Unlike the smartphone business, which stumbled and then recovered, Huawei’s carrier unit never suffered a big loss of market share, either. In the market for radio access network (RAN) products, the biggest equipment sector and a focus of the US anti-Huawei campaign, it remained the leader last year, with a 31.3% share globally, the same it held in 2022, according to data from Omdia, a Light Reading sister company. For comparison, Ericsson’s share dipped 1.4 percentage points last year, to 24.3%, while Nokia’s was up 1.7 points, to 19.5%. Nobody viewing these figures would think Huawei a victim of sanctions.
Headline figures, however, may have obscured what is happening at a country level. A possible clue is in the sales number for China. At more than RMB471 billion ($60 billion), it grew nearly 17% last year and accounted for 67% of the total, up from 52% in 2018. Recent growth is only partly explained by the smartphone recovery.

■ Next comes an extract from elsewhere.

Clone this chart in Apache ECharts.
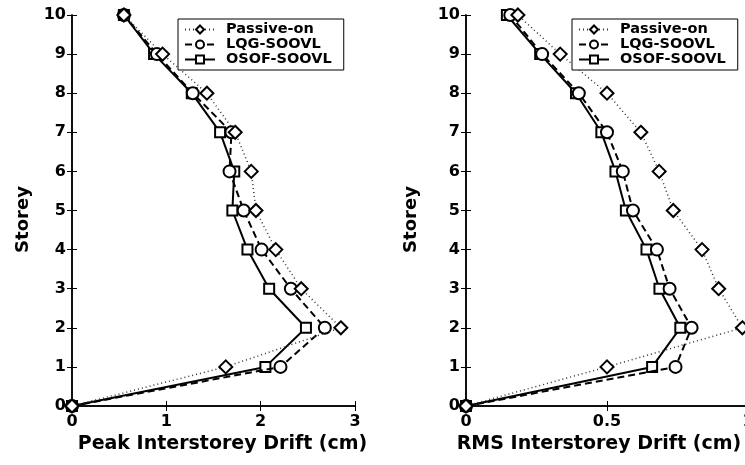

Chinese companies have spent more on Huawei’s ICT products just as telcos in certain other countries have cut back.
But they have not cut back as much as the US would have wanted. And where it has happened, it has been largely for geopolitical reasons rather than concern about Huawei’s technology competitiveness. The UK is perhaps the only country that has drawn a direct link between US chip moves and its decision to order the removal of Huawei’s 5G network products by the end of 2027. Even there, the worry seems to be that authorities can no longer guarantee the security of Huawei’s network products.
Only a minority of European Union (EU) countries have imposed restrictions on Huawei, and as few as nine of the 30 NATO countries outside North America, according to Earl Lum, the president of analyst company EJL Wireless Research. In the biggest European economy of Germany, where Huawei’s products feature at about half of 5G sites, there has been fierce resistance to a ban.
Under pressure from EU officials, Germany’s government has ordered the removal of Huawei’s core network software, which must be gone by 2026, and told operators to replace its management software in their radio access networks by 2029. The first is moot – operators having already taken that step – and the second is controversial because it allows Huawei to continue providing radios and baseband products, including the software for them. “The baseband unit is a security issue,” said Lum. Such rules will also do little on the financial side to upset Huawei. Service management and orchestration accounts for only about 1% of RAN spending, said one telco source.
To the likely dismay of Huawei’s opponents, Deutsche Telekom is now reportedly positioning this German solution to the Huawei problem as a template for other countries to follow. In mid-August, it was lobbying government officials in the Czech Republic to adopt the German approach, according to Lupa, a local publication. EU officials, meanwhile, have said nothing in public about the desirability of the scheme.